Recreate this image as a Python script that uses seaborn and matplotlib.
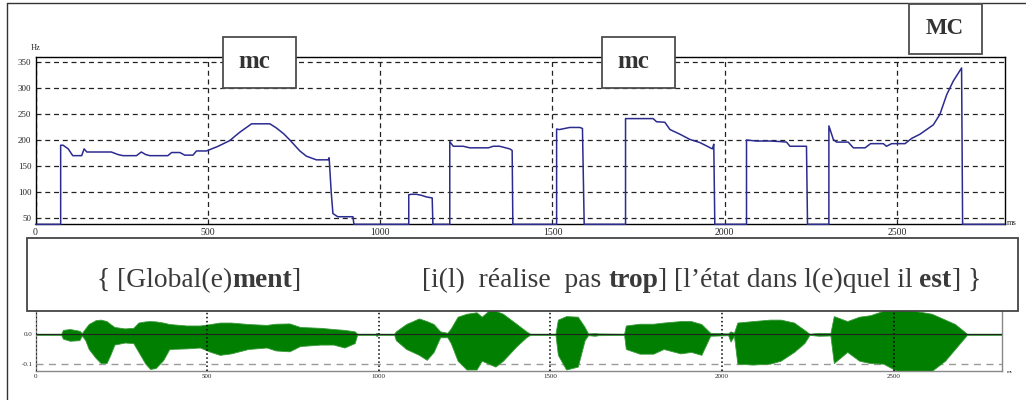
import numpy as np
import pandas as pd
import matplotlib
matplotlib.use("Agg")
import matplotlib.pyplot as plt
import seaborn as sns
from matplotlib.patches import Rectangle
from matplotlib.lines import Line2D

# ---- F0 contour (time in ms, f0 in Hz; 0 = unvoiced frame) ----
f0_time = [0, 73, 73, 80, 95, 108, 134, 141, 149, 220, 240, 254, 293, 307, 320,
           332, 384, 395, 419, 433, 457, 467, 496, 530, 564, 580, 593, 627, 680,
           699, 720, 738, 767, 786, 815, 849, 852, 858, 863, 877, 921, 924,
           1083, 1083, 1090, 1105, 1120, 1134, 1151, 1153,
           1202, 1202, 1212, 1241, 1260, 1314, 1328, 1347, 1376, 1383, 1385,
           1512, 1512, 1520, 1550, 1580, 1587, 1592,
           1712, 1712, 1792, 1802, 1826, 1841, 1870, 1899, 1928, 1964, 1968, 1971,
           2063, 2063, 2092, 2131, 2160, 2179, 2189, 2237, 2240,
           2302, 2302, 2315, 2324, 2358, 2373, 2407, 2423, 2460, 2469, 2484, 2523,
           2542, 2566, 2605, 2624, 2644, 2663, 2687, 2690, 2813]
f0_hz = [0, 0, 190, 190, 183, 170, 170, 183, 177, 177, 172, 170, 170, 177, 172,
         170, 170, 176, 176, 171, 171, 179, 179, 188, 199, 208, 215, 231, 231,
         223, 212, 200, 179, 169, 162, 162, 166, 100, 59, 53, 53, 0,
         0, 95, 96, 96, 94, 91, 89, 0,
         0, 197, 188, 188, 185, 185, 188, 188, 183, 180, 0,
         0, 221, 220, 224, 224, 222, 0,
         0, 241, 241, 235, 234, 220, 211, 201, 195, 183, 192, 0,
         0, 200, 198, 198, 197, 196, 188, 188, 0,
         0, 227, 201, 196, 196, 185, 185, 193, 193, 188, 193, 193,
         203, 211, 229, 249, 287, 313, 338, 0, 0]

# ---- waveform amplitude envelope (time in ms) ----
wave_time = [0, 75, 80, 100, 128, 135, 145, 155, 175, 190, 207, 218, 230, 260, 285,
             300, 320, 334, 350, 372, 390, 440, 479, 510, 537, 570, 620, 673, 700,
             740, 771, 830, 868, 900, 930, 937, 990, 994, 998, 1045, 1050, 1080,
             1117, 1140, 1160, 1179, 1200, 1210, 1230, 1256, 1285, 1300, 1320,
             1340, 1362, 1402, 1430, 1441, 1515, 1522, 1546, 1580, 1600, 1610,
             1630, 1640, 1715, 1720, 1760, 1800, 1830, 1879, 1910, 1940, 1966,
             2018, 2025, 2035, 2045, 2090, 2140, 2171, 2210, 2240, 2255, 2282,
             2316, 2326, 2365, 2400, 2432, 2470, 2510, 2560, 2611, 2650, 2679,
             2714, 2816]
wave_upper = [0.002, 0.002, 0.015, 0.018, 0.012, 0.004, 0.02, 0.035, 0.048, 0.05,
              0.045, 0.035, 0.025, 0.02, 0.022, 0.04, 0.044, 0.045, 0.044, 0.04,
              0.035, 0.03, 0.03, 0.035, 0.04, 0.04, 0.035, 0.032, 0.036, 0.037,
              0.025, 0.022, 0.018, 0.015, 0.01, 0.002, 0.002, 0.005, 0.002, 0.002,
              0.01, 0.035, 0.054, 0.045, 0.035, 0.01, 0.005, 0.02, 0.06, 0.07,
              0.075, 0.06, 0.08, 0.08, 0.07, 0.035, 0.01, 0.002, 0.002, 0.05,
              0.062, 0.06, 0.025, 0.003, 0.004, 0.003, 0.002, 0.03, 0.036, 0.036,
              0.04, 0.045, 0.045, 0.035, 0.005, 0.003, 0.01, 0.005, 0.04, 0.045,
              0.05, 0.05, 0.04, 0.015, 0.002, 0.005, 0.004, 0.062, 0.045, 0.06,
              0.065, 0.08, 0.085, 0.08, 0.07, 0.05, 0.035, 0.002, 0.002]
wave_lower = [-0.002, -0.002, -0.015, -0.022, -0.02, -0.004, -0.02, -0.05, -0.08,
              -0.098, -0.098, -0.07, -0.035, -0.028, -0.03, -0.06, -0.1, -0.118,
              -0.115, -0.088, -0.05, -0.048, -0.045, -0.06, -0.07, -0.065, -0.05,
              -0.045, -0.055, -0.058, -0.04, -0.035, -0.035, -0.045, -0.03, -0.002,
              -0.002, -0.006, -0.002, -0.002, -0.02, -0.05, -0.07, -0.087, -0.06,
              -0.01, -0.01, -0.03, -0.09, -0.12, -0.12, -0.09, -0.1, -0.11, -0.09,
              -0.04, -0.01, -0.002, -0.002, -0.07, -0.12, -0.11, -0.02, -0.003,
              -0.005, -0.003, -0.002, -0.05, -0.066, -0.066, -0.05, -0.065, -0.06,
              -0.07, -0.005, -0.003, -0.025, -0.005, -0.1, -0.103, -0.1, -0.09,
              -0.06, -0.03, -0.002, -0.005, -0.004, -0.098, -0.06, -0.09, -0.098,
              -0.1, -0.125, -0.125, -0.125, -0.09, -0.05, -0.002, -0.002]

f0_ticks = [50, 100, 150, 200, 250, 300, 350]
time_ticks = [0, 500, 1000, 1500, 2000, 2500]
wave_ticks = [0.0, -0.1]
wave_tick_labels = ["0.0", "-0.1"]

# transcription: (text, bold) pieces for the two groups
group_a = [("{ [Global(e)", False), ("ment", True), ("]", False)]
group_b = [("[i(l)  réalise  pas", False), (" ", False), ("trop", True),
           ("] [l\u2019état dans l(e)quel il", False), (" ", False), ("est", True),
           ("] }", False)]

# accent tags above the contour: (label, x0, y0, x1, y1 in px, text x, text y, size)
tags = [("mc", 223, 37, 296, 88, 254, 62, 18),
        ("mc", 602, 37, 675, 88, 633, 61, 18),
        ("MC", 909, 4, 982, 54, 945, 28, 16.5)]

sns.set_style("white")
plt.rcParams["font.family"] = ["Liberation Serif", "DejaVu Serif"]

W, H = 1026, 400
fig = plt.figure(figsize=(W / 100, H / 100), dpi=100)


def fx(px):
    return px / W


def fy(py):
    return 1 - py / H


# ---------------- pitch panel ----------------
F0_MIN, F0_MAX = 38.5, 359
ax = fig.add_axes([fx(35.5), fy(224.3), fx(1005) - fx(35.5), fy(57) - fy(224.3)])
f0_df = pd.DataFrame({"t": f0_time, "f0": np.clip(np.array(f0_hz, float), F0_MIN, None)})
sns.lineplot(data=f0_df, x="t", y="f0", sort=False, estimator=None,
             color="#2b2b90", lw=1.1, ax=ax, clip_on=False, zorder=4)
ax.set_xlim(0, 2813)
ax.set_ylim(F0_MIN, F0_MAX)
ax.set_xticks(time_ticks)
ax.set_yticks(f0_ticks)
ax.grid(True, ls=(0, (4, 3)), color="#222222", lw=0.9)
ax.set_xlabel("")
ax.set_ylabel("")
for s in ax.spines.values():
    s.set_color("black")
    s.set_linewidth(1.0)
ax.tick_params(axis="y", length=0, pad=3, labelsize=6.5)
ax.tick_params(axis="x", length=0, pad=3, labelsize=7)
fig.text(fx(36), fy(48), "Hz", ha="center", va="center", fontsize=6)
fig.text(fx(1012), fy(223), "ms", ha="center", va="center", fontsize=6)

# ---------------- waveform panel ----------------
ax2 = fig.add_axes([fx(35.5), fy(371), fx(1002) - fx(35.5), fy(297.6) - fy(371)])
ax2.fill_between(wave_time, wave_lower, wave_upper, color="#007f00", lw=0.6,
                 edgecolor="#3a9a3a", zorder=2)
ax2.axhline(0.0, color="#222222", lw=0.8, zorder=3)
ax2.axhline(-0.1, color="#9a9a9a", lw=1.0, ls=(0, (5, 4)), zorder=1)
ax2.set_xlim(0, 2816)
ax2.set_ylim(-0.125, 0.125)
ax2.set_xticks(time_ticks)
ax2.set_yticks(wave_ticks)
ax2.set_yticklabels(wave_tick_labels)
ax2.grid(axis="x", ls=":", color="black", lw=1.1, zorder=4)
ax2.grid(axis="y", visible=False)
ax2.set_axisbelow(False)
for s in ax2.spines.values():
    s.set_color("#888888")
    s.set_linewidth(1.0)
ax2.tick_params(axis="both", length=0, pad=2, labelsize=5)
fig.text(fx(1010), fy(372), "ms", ha="center", va="center", fontsize=3.5)

# ---------------- transcription box ----------------
fig.add_artist(Rectangle((fx(27), fy(311)), fx(1018) - fx(27), fy(238) - fy(311),
                         transform=fig.transFigure, facecolor="white",
                         edgecolor="#444444", lw=1.3, zorder=5))

renderer = fig.canvas.get_renderer()
TXT_SIZE = 19.8
TXT_COLOR = "#3a3a3a"


def text_width(s, bold):
    # advance width of a piece, including any spaces at its ends
    probe = fig.text(0, 0, "|" + s + "|", fontsize=TXT_SIZE,
                     fontweight="bold" if bold else "normal")
    bar = fig.text(0, 0, "||", fontsize=TXT_SIZE,
                   fontweight="bold" if bold else "normal")
    w = probe.get_window_extent(renderer).width - bar.get_window_extent(renderer).width
    probe.remove()
    bar.remove()
    return w


def draw_group(pieces, x_px, y_px):
    x = x_px
    for s, bold in pieces:
        if s.strip():
            fig.text(fx(x), fy(y_px), s, fontsize=TXT_SIZE, color=TXT_COLOR,
                     fontweight="bold" if bold else "normal",
                     ha="left", va="baseline", zorder=6)
        x += text_width(s, bold)


draw_group(group_a, 97, 287)
draw_group(group_b, 422, 287)

# ---------------- accent tags ----------------
for label, x0, y0, x1, y1, tx, ty, size in tags:
    fig.add_artist(Rectangle((fx(x0), fy(y1)), fx(x1) - fx(x0), fy(y0) - fy(y1),
                             transform=fig.transFigure, facecolor="white",
                             edgecolor="#4d4d4d", lw=1.3, zorder=5))
    fig.text(fx(tx), fy(ty), label, ha="center", va="center", fontsize=size,
             fontweight="bold", color="#333333", zorder=6)

# ---------------- outer frame ----------------
fig.add_artist(Line2D([fx(7), fx(7)], [fy(3), fy(400)], transform=fig.transFigure,
                      color="#333333", lw=1.0))
fig.add_artist(Line2D([fx(7), fx(1026)], [fy(3), fy(3)], transform=fig.transFigure,
                      color="#333333", lw=1.0))

fig.savefig("out.png", dpi=100)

What you need to do — Make an exact copy of the lines from the top of the material through the line with "from matplotlib.lines import Line2D", pictures excluded.

Result of the exercise —
Recreate this image as a Python script that uses seaborn and matplotlib.
import numpy as np
import pandas as pd
import matplotlib
matplotlib.use("Agg")
import matplotlib.pyplot as plt
import seaborn as sns
from matplotlib.patches import Rectangle
from matplotlib.lines import Line2D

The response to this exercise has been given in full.